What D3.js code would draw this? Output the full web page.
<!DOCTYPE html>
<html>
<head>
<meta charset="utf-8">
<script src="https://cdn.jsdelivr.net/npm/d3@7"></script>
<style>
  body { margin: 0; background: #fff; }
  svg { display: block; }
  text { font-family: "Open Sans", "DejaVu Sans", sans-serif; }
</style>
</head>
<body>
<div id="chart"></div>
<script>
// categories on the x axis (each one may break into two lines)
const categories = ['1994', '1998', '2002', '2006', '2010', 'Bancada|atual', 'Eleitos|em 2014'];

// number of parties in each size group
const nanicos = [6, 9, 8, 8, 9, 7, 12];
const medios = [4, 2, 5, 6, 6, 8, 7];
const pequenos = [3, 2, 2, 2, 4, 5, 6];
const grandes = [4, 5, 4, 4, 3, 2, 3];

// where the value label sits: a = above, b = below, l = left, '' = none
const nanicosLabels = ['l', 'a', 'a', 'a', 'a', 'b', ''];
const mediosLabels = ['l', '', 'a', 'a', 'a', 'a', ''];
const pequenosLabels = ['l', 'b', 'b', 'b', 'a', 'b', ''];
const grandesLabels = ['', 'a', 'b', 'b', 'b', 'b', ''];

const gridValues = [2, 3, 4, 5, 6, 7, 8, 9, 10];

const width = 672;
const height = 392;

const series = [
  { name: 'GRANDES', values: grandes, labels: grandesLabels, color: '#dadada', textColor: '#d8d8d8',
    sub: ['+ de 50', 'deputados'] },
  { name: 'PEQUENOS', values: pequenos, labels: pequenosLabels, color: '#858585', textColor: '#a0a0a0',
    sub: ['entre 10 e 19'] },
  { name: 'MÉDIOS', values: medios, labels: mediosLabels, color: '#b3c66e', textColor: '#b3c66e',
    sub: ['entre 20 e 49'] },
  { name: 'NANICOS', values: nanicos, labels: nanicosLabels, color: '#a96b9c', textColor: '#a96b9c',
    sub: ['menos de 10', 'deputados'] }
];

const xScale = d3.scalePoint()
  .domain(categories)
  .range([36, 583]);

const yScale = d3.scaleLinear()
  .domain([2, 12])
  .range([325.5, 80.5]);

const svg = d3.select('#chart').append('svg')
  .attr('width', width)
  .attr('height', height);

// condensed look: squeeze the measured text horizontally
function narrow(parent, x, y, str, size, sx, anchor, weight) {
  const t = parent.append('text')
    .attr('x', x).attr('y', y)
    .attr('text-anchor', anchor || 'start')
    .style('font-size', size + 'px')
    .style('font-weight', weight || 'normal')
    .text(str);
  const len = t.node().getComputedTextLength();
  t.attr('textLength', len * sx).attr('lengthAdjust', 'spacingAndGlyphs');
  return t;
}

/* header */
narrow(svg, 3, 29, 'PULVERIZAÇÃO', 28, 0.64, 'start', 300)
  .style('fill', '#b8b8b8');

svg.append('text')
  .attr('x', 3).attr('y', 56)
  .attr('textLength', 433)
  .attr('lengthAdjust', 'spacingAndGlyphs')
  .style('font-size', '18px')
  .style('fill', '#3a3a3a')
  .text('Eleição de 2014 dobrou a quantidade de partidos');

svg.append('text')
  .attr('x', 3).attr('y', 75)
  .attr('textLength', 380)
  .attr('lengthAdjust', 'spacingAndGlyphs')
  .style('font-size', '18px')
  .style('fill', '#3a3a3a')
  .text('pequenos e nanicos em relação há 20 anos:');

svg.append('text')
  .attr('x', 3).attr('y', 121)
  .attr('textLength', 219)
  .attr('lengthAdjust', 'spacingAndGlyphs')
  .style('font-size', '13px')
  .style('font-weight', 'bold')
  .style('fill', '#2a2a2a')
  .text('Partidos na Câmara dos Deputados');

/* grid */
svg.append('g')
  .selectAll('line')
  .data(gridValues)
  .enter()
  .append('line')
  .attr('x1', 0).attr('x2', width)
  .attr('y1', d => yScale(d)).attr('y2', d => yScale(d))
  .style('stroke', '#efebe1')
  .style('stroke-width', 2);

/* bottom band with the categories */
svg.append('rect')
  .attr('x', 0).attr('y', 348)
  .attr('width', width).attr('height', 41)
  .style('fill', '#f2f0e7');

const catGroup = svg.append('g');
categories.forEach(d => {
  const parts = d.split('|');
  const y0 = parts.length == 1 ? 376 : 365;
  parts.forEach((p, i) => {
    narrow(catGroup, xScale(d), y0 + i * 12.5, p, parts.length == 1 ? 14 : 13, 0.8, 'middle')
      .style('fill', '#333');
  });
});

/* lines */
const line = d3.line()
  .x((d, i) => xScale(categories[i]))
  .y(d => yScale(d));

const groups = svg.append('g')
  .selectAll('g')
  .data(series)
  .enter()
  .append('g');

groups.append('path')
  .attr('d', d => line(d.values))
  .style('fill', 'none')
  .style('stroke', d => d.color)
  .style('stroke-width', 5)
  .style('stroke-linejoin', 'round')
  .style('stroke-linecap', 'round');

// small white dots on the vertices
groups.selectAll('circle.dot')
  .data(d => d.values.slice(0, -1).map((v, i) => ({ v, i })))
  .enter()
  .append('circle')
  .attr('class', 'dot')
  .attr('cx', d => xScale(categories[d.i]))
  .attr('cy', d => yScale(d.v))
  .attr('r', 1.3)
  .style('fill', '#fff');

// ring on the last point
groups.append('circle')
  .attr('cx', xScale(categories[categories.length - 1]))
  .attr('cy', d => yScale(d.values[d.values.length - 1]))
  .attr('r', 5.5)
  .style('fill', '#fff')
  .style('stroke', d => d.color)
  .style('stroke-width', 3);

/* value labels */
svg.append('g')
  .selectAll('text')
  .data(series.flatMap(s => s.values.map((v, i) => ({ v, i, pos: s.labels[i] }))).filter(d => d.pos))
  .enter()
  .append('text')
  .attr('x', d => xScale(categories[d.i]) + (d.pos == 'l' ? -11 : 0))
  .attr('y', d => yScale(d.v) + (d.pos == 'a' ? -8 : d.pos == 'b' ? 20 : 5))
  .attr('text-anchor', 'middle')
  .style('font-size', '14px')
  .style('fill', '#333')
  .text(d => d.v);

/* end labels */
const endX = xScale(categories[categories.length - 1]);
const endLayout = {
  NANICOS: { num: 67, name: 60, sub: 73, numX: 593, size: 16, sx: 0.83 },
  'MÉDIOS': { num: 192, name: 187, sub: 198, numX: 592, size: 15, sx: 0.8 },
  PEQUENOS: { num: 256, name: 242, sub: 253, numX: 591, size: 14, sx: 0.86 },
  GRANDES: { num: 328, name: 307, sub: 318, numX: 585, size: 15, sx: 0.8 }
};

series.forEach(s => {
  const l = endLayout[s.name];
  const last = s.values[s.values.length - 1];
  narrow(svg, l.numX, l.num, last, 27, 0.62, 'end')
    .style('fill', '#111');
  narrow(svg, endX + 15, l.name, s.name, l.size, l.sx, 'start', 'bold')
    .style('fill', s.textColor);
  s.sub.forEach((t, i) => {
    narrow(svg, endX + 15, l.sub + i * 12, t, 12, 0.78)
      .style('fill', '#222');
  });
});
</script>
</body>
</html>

┄┄┄┄┄┄

- To do
Give every line of the material again, exactly as it reads.

- Answer below
What D3.js code would draw this? Output the full web page.
<!DOCTYPE html>
<html>
<head>
<meta charset="utf-8">
<script src="https://cdn.jsdelivr.net/npm/d3@7"></script>
<style>
  body { margin: 0; background: #fff; }
  svg { display: block; }
  text { font-family: "Open Sans", "DejaVu Sans", sans-serif; }
</style>
</head>
<body>
<div id="chart"></div>
<script>
// categories on the x axis (each one may break into two lines)
const categories = ['1994', '1998', '2002', '2006', '2010', 'Bancada|atual', 'Eleitos|em 2014'];

// number of parties in each size group
const nanicos = [6, 9, 8, 8, 9, 7, 12];
const medios = [4, 2, 5, 6, 6, 8, 7];
const pequenos = [3, 2, 2, 2, 4, 5, 6];
const grandes = [4, 5, 4, 4, 3, 2, 3];

// where the value label sits: a = above, b = below, l = left, '' = none
const nanicosLabels = ['l', 'a', 'a', 'a', 'a', 'b', ''];
const mediosLabels = ['l', '', 'a', 'a', 'a', 'a', ''];
const pequenosLabels = ['l', 'b', 'b', 'b', 'a', 'b', ''];
const grandesLabels = ['', 'a', 'b', 'b', 'b', 'b', ''];

const gridValues = [2, 3, 4, 5, 6, 7, 8, 9, 10];

const width = 672;
const height = 392;

const series = [
  { name: 'GRANDES', values: grandes, labels: grandesLabels, color: '#dadada', textColor: '#d8d8d8',
    sub: ['+ de 50', 'deputados'] },
  { name: 'PEQUENOS', values: pequenos, labels: pequenosLabels, color: '#858585', textColor: '#a0a0a0',
    sub: ['entre 10 e 19'] },
  { name: 'MÉDIOS', values: medios, labels: mediosLabels, color: '#b3c66e', textColor: '#b3c66e',
    sub: ['entre 20 e 49'] },
  { name: 'NANICOS', values: nanicos, labels: nanicosLabels, color: '#a96b9c', textColor: '#a96b9c',
    sub: ['menos de 10', 'deputados'] }
];

const xScale = d3.scalePoint()
  .domain(categories)
  .range([36, 583]);

const yScale = d3.scaleLinear()
  .domain([2, 12])
  .range([325.5, 80.5]);

const svg = d3.select('#chart').append('svg')
  .attr('width', width)
  .attr('height', height);

// condensed look: squeeze the measured text horizontally
function narrow(parent, x, y, str, size, sx, anchor, weight) {
  const t = parent.append('text')
    .attr('x', x).attr('y', y)
    .attr('text-anchor', anchor || 'start')
    .style('font-size', size + 'px')
    .style('font-weight', weight || 'normal')
    .text(str);
  const len = t.node().getComputedTextLength();
  t.attr('textLength', len * sx).attr('lengthAdjust', 'spacingAndGlyphs');
  return t;
}

/* header */
narrow(svg, 3, 29, 'PULVERIZAÇÃO', 28, 0.64, 'start', 300)
  .style('fill', '#b8b8b8');

svg.append('text')
  .attr('x', 3).attr('y', 56)
  .attr('textLength', 433)
  .attr('lengthAdjust', 'spacingAndGlyphs')
  .style('font-size', '18px')
  .style('fill', '#3a3a3a')
  .text('Eleição de 2014 dobrou a quantidade de partidos');

svg.append('text')
  .attr('x', 3).attr('y', 75)
  .attr('textLength', 380)
  .attr('lengthAdjust', 'spacingAndGlyphs')
  .style('font-size', '18px')
  .style('fill', '#3a3a3a')
  .text('pequenos e nanicos em relação há 20 anos:');

svg.append('text')
  .attr('x', 3).attr('y', 121)
  .attr('textLength', 219)
  .attr('lengthAdjust', 'spacingAndGlyphs')
  .style('font-size', '13px')
  .style('font-weight', 'bold')
  .style('fill', '#2a2a2a')
  .text('Partidos na Câmara dos Deputados');

/* grid */
svg.append('g')
  .selectAll('line')
  .data(gridValues)
  .enter()
  .append('line')
  .attr('x1', 0).attr('x2', width)
  .attr('y1', d => yScale(d)).attr('y2', d => yScale(d))
  .style('stroke', '#efebe1')
  .style('stroke-width', 2);

/* bottom band with the categories */
svg.append('rect')
  .attr('x', 0).attr('y', 348)
  .attr('width', width).attr('height', 41)
  .style('fill', '#f2f0e7');

const catGroup = svg.append('g');
categories.forEach(d => {
  const parts = d.split('|');
  const y0 = parts.length == 1 ? 376 : 365;
  parts.forEach((p, i) => {
    narrow(catGroup, xScale(d), y0 + i * 12.5, p, parts.length == 1 ? 14 : 13, 0.8, 'middle')
      .style('fill', '#333');
  });
});

/* lines */
const line = d3.line()
  .x((d, i) => xScale(categories[i]))
  .y(d => yScale(d));

const groups = svg.append('g')
  .selectAll('g')
  .data(series)
  .enter()
  .append('g');

groups.append('path')
  .attr('d', d => line(d.values))
  .style('fill', 'none')
  .style('stroke', d => d.color)
  .style('stroke-width', 5)
  .style('stroke-linejoin', 'round')
  .style('stroke-linecap', 'round');

// small white dots on the vertices
groups.selectAll('circle.dot')
  .data(d => d.values.slice(0, -1).map((v, i) => ({ v, i })))
  .enter()
  .append('circle')
  .attr('class', 'dot')
  .attr('cx', d => xScale(categories[d.i]))
  .attr('cy', d => yScale(d.v))
  .attr('r', 1.3)
  .style('fill', '#fff');

// ring on the last point
groups.append('circle')
  .attr('cx', xScale(categories[categories.length - 1]))
  .attr('cy', d => yScale(d.values[d.values.length - 1]))
  .attr('r', 5.5)
  .style('fill', '#fff')
  .style('stroke', d => d.color)
  .style('stroke-width', 3);

/* value labels */
svg.append('g')
  .selectAll('text')
  .data(series.flatMap(s => s.values.map((v, i) => ({ v, i, pos: s.labels[i] }))).filter(d => d.pos))
  .enter()
  .append('text')
  .attr('x', d => xScale(categories[d.i]) + (d.pos == 'l' ? -11 : 0))
  .attr('y', d => yScale(d.v) + (d.pos == 'a' ? -8 : d.pos == 'b' ? 20 : 5))
  .attr('text-anchor', 'middle')
  .style('font-size', '14px')
  .style('fill', '#333')
  .text(d => d.v);

/* end labels */
const endX = xScale(categories[categories.length - 1]);
const endLayout = {
  NANICOS: { num: 67, name: 60, sub: 73, numX: 593, size: 16, sx: 0.83 },
  'MÉDIOS': { num: 192, name: 187, sub: 198, numX: 592, size: 15, sx: 0.8 },
  PEQUENOS: { num: 256, name: 242, sub: 253, numX: 591, size: 14, sx: 0.86 },
  GRANDES: { num: 328, name: 307, sub: 318, numX: 585, size: 15, sx: 0.8 }
};

series.forEach(s => {
  const l = endLayout[s.name];
  const last = s.values[s.values.length - 1];
  narrow(svg, l.numX, l.num, last, 27, 0.62, 'end')
    .style('fill', '#111');
  narrow(svg, endX + 15, l.name, s.name, l.size, l.sx, 'start', 'bold')
    .style('fill', s.textColor);
  s.sub.forEach((t, i) => {
    narrow(svg, endX + 15, l.sub + i * 12, t, 12, 0.78)
      .style('fill', '#222');
  });
});
</script>
</body>
</html>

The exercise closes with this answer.